Friday, December 31, 2010

Sitting Down in a Cage

It has been a while since the last post. The Holidays and work are the reason why. However, this is the same reason why I was able to work on the car this past week. The office lets us have the week between Christmas and New Years off so to make my time worthwhile I spent most of this week over at 801 working on the car. The first thing in order to get done was finishing mounting the seat. Reading the rule there was a grey area about what can be removed to install the seat and what can't. Since we are trying to stay away from grey areas we decided to take the factory seat sliders. Cut out everything but the mounts and then use some square tubing and weld the mounts together. After this was done we realized that where the seat bracket would be wouldn't allow us to mount it. So Ryan came up with an idea that is actually what we needed. He suggested get some angle iron and bolt it through the square tubing but raise up a little bit to fit the bolts in there. Doing this will do a couple of things for us. One it will make it adjustable so if anyone in the office wishes to drive this car it will take about an hour and they will be fitted to it. Two this will help with ballast since we are very confident that we will need to add ballast to make weight so having fairly heavy sat brackets helps since it is low weight.

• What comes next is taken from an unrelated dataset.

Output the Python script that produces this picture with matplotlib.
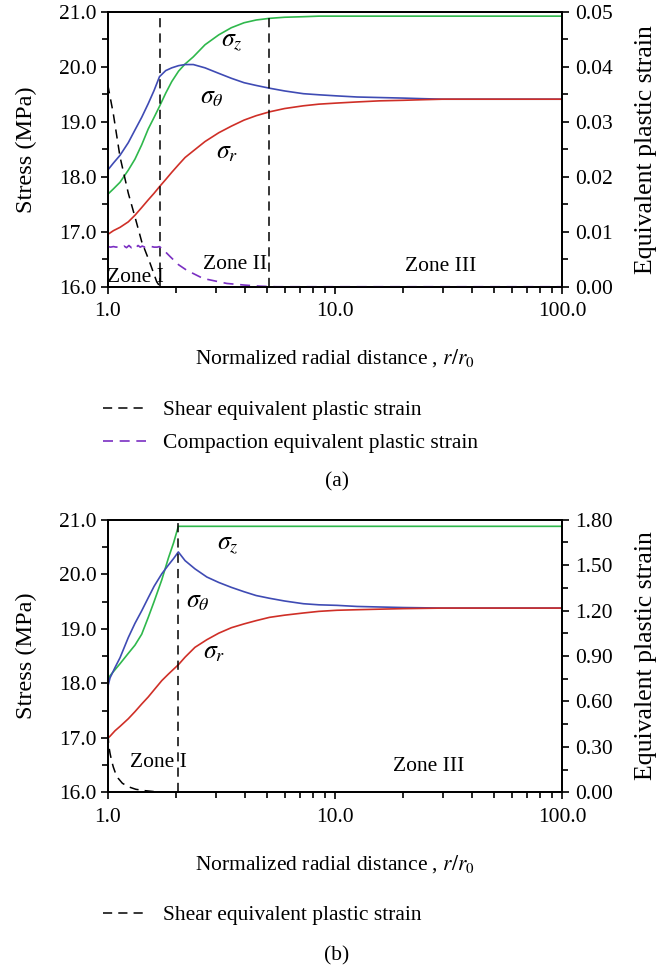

Pictures below: one of the seat brackets made and the other picture is the seat installed into the car. I still need to weld the nuts to the tubing/angle and clean up all the weld spatter and paint it.




















Once the seat was finally mounted it was time to put the cage in its permanent place. First I aligned the cage where I wanted it to go. Then I drilled and mounted the bolts for the main hoop. This was pretty easy and other then some floor boar massaging it didn't really take much effort at all. Next came the rear braces. These would prove to be the complete opposite of the main hoop. First the design has an X brace instead of just two rearward braces going to the shock towers. The way the braces were they were hanging over the spare tire well which is not a place where you can mount cage. I had an idea of how to separate them enough to get them where they needed to be. I got the factory jack out of my Corolla and looked around 801 of something to put on that jack that would help extend to separate the braces. What I found was a post driver that was used for ProRally's. I put them in between and separated them. I went to the drivers side and looked under the car to make sure nothing was going to get in the way. Low and behold the frame was in the way. I did some measuring and realized what I needed to do was get the mounting plate over the middle on the frame so the bolts were on either side of it. That meant separating the brace even more. Finally after fighting it a little bit I was able to get them in place and mount them onto the car. The last part of the cage was the forward facing braces. These ended up being even easier to do then the main hoop. My part of the cage installation is now complete. We still need to send the car to a professional to make/weld door bars and weld the dash bar in. In the mean time I have a few things I can work on to get going like finishing up the seat brackets and make mounts for some gauges.